The Republican-controlled House is pushing a plan that would largely keep intact the districts of the state’s 11 congressional incumbents, which critics are calling an “incumbent-protection plan” to help preserve the GOP’s 8-3 majority.
Additional wrangling is expected as a result of the November elections that will put 20 Democrats and 20 Republicans in the Virginia Senate — with Republican Lt. Gov. Bill Bolling holding the crucial, tiebreaking vote.
The Senate Democrats’ plan creates a second “minority-opportunity” district by decreasing the eligible black voting population to less than 50 percent in Democratic Rep. Robert C. “Bobby” Scott’s 3rd District.
The population in Rep. J. Randy Forbes’ southeastern 4th District would in turn increase from about 33 percent to slightly more than 50 percent and become the state’s sole majority-minority district.
Plaintiffs in the lawsuit include residents from congressional districts 1, 4, 7, 10, and 11, which have become “overpopulated” relative to others based on 2010 census figures. The lawsuit argues they will be deprived of their constitutional rights if the current lines stay in place.
J. Gerald Hebert, one of the attorneys representing the plaintiffs, has worked for both state and national Democrats. But he says the suit is not affiliated with any of the congressional incumbents, Virginia senators or the state Democratic Party.

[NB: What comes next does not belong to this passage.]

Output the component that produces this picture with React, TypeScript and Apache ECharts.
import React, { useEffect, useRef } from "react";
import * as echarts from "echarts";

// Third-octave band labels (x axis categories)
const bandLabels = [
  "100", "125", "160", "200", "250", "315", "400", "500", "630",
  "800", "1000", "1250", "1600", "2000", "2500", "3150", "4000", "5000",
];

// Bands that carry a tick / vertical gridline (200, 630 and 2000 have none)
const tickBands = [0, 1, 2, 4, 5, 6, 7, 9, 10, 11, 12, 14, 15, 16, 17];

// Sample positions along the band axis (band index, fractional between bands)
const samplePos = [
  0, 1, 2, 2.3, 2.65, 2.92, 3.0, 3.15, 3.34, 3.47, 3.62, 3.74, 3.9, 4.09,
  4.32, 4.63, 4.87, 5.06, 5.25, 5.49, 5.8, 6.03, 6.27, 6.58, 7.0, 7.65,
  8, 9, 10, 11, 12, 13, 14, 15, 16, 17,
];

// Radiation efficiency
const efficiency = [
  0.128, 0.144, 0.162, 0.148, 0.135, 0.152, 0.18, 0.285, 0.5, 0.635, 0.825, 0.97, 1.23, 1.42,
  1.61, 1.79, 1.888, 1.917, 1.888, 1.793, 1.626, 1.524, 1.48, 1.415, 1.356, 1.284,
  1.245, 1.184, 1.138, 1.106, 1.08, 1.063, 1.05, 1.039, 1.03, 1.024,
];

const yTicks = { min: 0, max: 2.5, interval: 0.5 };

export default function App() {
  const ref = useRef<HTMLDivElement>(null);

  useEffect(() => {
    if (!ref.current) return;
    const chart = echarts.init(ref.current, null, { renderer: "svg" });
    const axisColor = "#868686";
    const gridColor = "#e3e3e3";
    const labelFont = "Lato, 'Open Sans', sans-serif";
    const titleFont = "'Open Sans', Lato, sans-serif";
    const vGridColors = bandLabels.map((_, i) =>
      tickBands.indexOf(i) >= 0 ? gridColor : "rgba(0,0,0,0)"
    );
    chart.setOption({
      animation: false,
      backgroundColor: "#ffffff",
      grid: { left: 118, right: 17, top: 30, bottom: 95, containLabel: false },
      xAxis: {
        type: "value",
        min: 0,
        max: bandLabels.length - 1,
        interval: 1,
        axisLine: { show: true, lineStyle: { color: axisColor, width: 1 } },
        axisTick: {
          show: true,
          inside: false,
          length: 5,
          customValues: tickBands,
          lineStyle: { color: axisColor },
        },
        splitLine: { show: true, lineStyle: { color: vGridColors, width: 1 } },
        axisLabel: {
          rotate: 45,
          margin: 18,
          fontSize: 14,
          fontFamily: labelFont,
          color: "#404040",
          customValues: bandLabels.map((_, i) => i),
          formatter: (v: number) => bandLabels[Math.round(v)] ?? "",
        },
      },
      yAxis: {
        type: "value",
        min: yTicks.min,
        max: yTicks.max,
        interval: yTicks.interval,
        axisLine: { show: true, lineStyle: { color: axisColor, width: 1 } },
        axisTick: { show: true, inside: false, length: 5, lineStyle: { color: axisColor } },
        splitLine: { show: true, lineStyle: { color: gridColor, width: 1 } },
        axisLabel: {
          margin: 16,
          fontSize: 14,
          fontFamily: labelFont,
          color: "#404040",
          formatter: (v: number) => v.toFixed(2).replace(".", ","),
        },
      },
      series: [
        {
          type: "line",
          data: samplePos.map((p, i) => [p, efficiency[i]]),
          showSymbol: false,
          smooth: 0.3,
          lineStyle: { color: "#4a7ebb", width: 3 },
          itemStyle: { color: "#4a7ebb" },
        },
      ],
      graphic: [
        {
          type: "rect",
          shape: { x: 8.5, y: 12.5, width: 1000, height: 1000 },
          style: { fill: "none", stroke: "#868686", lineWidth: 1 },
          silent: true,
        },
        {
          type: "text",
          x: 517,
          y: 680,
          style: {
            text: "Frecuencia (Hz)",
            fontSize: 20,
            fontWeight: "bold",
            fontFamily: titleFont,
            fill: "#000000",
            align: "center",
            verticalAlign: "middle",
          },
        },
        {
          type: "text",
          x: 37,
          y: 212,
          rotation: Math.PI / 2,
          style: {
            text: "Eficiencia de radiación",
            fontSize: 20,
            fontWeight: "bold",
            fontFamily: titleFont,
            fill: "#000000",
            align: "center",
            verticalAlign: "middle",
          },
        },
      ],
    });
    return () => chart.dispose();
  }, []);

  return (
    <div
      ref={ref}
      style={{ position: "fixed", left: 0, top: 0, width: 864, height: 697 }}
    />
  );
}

But the pre-emptive salvo isn’t entirely nonpartisan, said Quentin Kidd, a Christopher Newport University professor who helped spearhead a redistricting map-drawing competition for college students this year.
“In some ways, it’s kind of a lawsuit in my mind to contend the [notion] of the Republican-controlled General Assembly,” he said.
Regardless of who’s filing the suit, it’s designed to tip the scales toward the Democrats’ redistricting plan, he added, since in theory, the General Assembly could just pass the House plan once the regular session begins in January. Republicans control the House, and Mr. Bolling’s vote would give the GOP the edge in the Senate.
But exactly what a lieutenant governor can vote on, and when, is under intense scrutiny from both parties.
Mr. Bolling’s office says it’s relying on a legal opinion issued in the 1990s by A.E. Dick Howard, who oversaw the rewriting of the modern state Constitution in 1971.
That opinion affirms the office’s power to break ties on procedural matters, as well as appropriations, budget bills and general bond obligations.
The Senate Democratic caucus, meanwhile, is calling for a power-sharing arrangement. But the GOP has made clear its intention to use Mr. Bolling’s vote to govern as a majority party.
“It’s a question of fairness,” said Senate Majority Leader Richard L. Saslaw, Fairfax Democrat. “The Republicans are trying to overrule the will of the people and claim a majority they did not earn.”
Said Mr. McEachin: “The constitution of Virginia is very clear. The organization of the Senate is the prerogative of the elected members of the Senate, and Lt. Gov. Bolling is not a member of the Senate.”
Mr. Bolling says the constitution “clearly provides” that the lieutenant governor can cast the tiebreaking vote, and that nothing in the constitution prevents him from voting on organizational issues, such as the crucial task of determining the makeup of committees.
Republicans “earned the right” to serve in the majority based on the 2011 elections and the 2009 election for lieutenant governor, added incoming Senate Majority Leader Thomas K. Norment Jr., James City Republican.
“I find it disappointing that now the leaders of the Senate Democratic caucus have decided to argue over the results,” he said.
While Mr. Bolling has the authority to break ties, a majority of the Senate is required for a quorum to do business, which could give Democrats the opportunity to put a wrench in GOP plans if they simply walk out.
“I think all options that are available to our caucus ought to be explored,” said Mr. McEachin, adding that the particular tactic might change based on the issue at hand.
“We’re looking into it,” Mr. Saslaw said. “That’s all I can say at this point. We’re looking into it.”
Said Mr. Kidd: “Both sides have the recipe for disaster in their cookbooks. It’s just a question of whether they decide to cook it up.”